I always suspected that there was an element of ‘do as I say, not as I do’ in that, as I didn’t know anyone who actually followed that recommendation. Almost every non-corporate Mac user has been content ever since to run their Macs daily from that first admin account. With that, there has been a battle of escalating privileges and rights: from a conventional hierarchy of root/admin/normal, we have now got to super-root/root/admin/normal, with the addition of guests and special managed accounts for children and the like.
This leaves most non-corporate Macs run by admin users, giving the great majority privileges which they shy away from actually using.
Apple has not helped this, and its recent move to prevent normal user accounts from accessing Sierra’s log is a step which makes that normal account even less attractive an option. Anyone running Time Machine for backups wants to be able to know that those backups are being performed correctly and without error. For many, the only reliable way of doing this is to check the log for the last few backups. If a normal user cannot do that, then their best option is to log in as an admin user.
I’m sure that there are other limitations to normal user mode which make it a highly unattractive proposition unless your Mac is part of a well-managed network. One bizarre phenomenon which drove me scatty the last time that I configured a second user account on this iMac, was the number of apps which couldn’t tell that they were running from the same /Applications folder on the same Mac, and wanted to be authorised for use.
In practice, the most pernickety will only validate a single user licence for one user account. You are then forced to decide whether to license them for your admin or normal account, which again makes any second account a major disadvantage.
Does any of this matter, though? Why shouldn’t we all be admin users?

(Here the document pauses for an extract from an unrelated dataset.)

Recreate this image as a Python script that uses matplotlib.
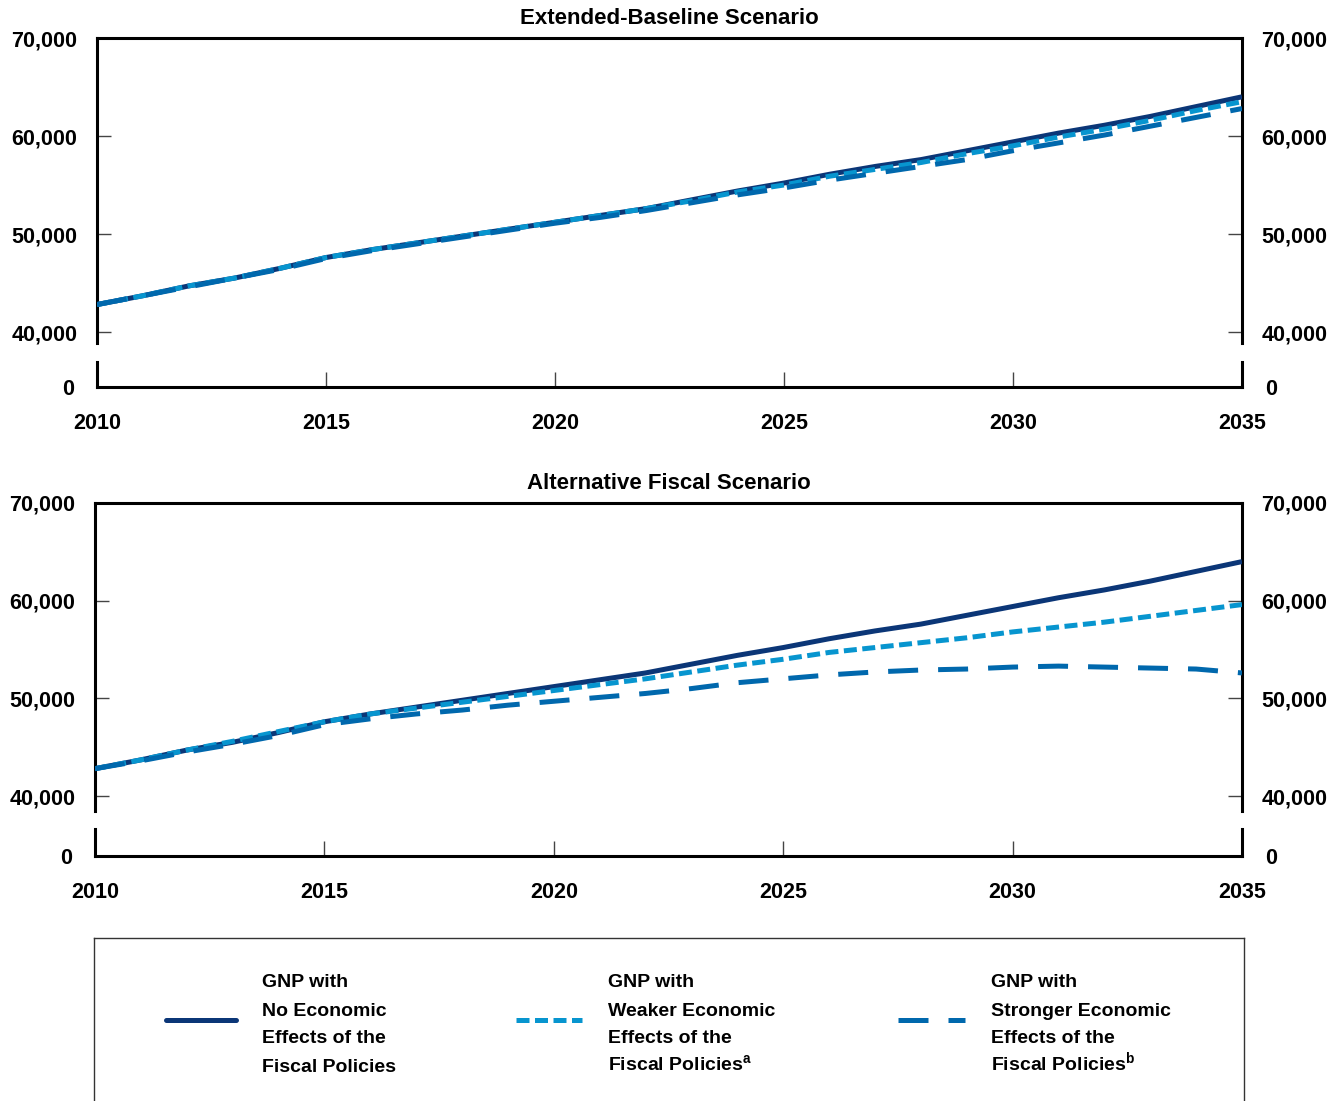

To answer that, you have to consider not just the privileges and rights granted to each user mode, but how they can be escalated. Although malware can be a problem to someone logged in as a normal user, the fact that the user cannot run as root, using sudo
, is a significant benefit to their security. If malware tricks you into authenticating with a normal user password, the damage which that can achieve is considerably limited when compared with that achievable from an admin account. If Macs were overwhelmingly used in normal user mode, malware authors should find them a significantly tougher proposition.
I suspect that the great majority of non-corporate Mac users would be quite content with a user mode intermediate between admin and normal, which allowed them to carry out their daily tasks without repeatedly prompting to authenticate, but did not lock them down to the point where they had to log into an admin account to see whether the last few Time Machine backups completed without error.
There is ample scope for Apple to allow that user mode to be customised from the admin account, in much the same way that Parental Controls are configured. For example, I cannot recall the last time that I used either the built-in camera or microphone in this iMac, and would be quite happy to disable both for day-to-day use of my normal account.
Instead we are offered two quite inflexible user modes: the all of admin accounts, or the near-nothing of the standard account. You can’t blame users for making the obvious choice.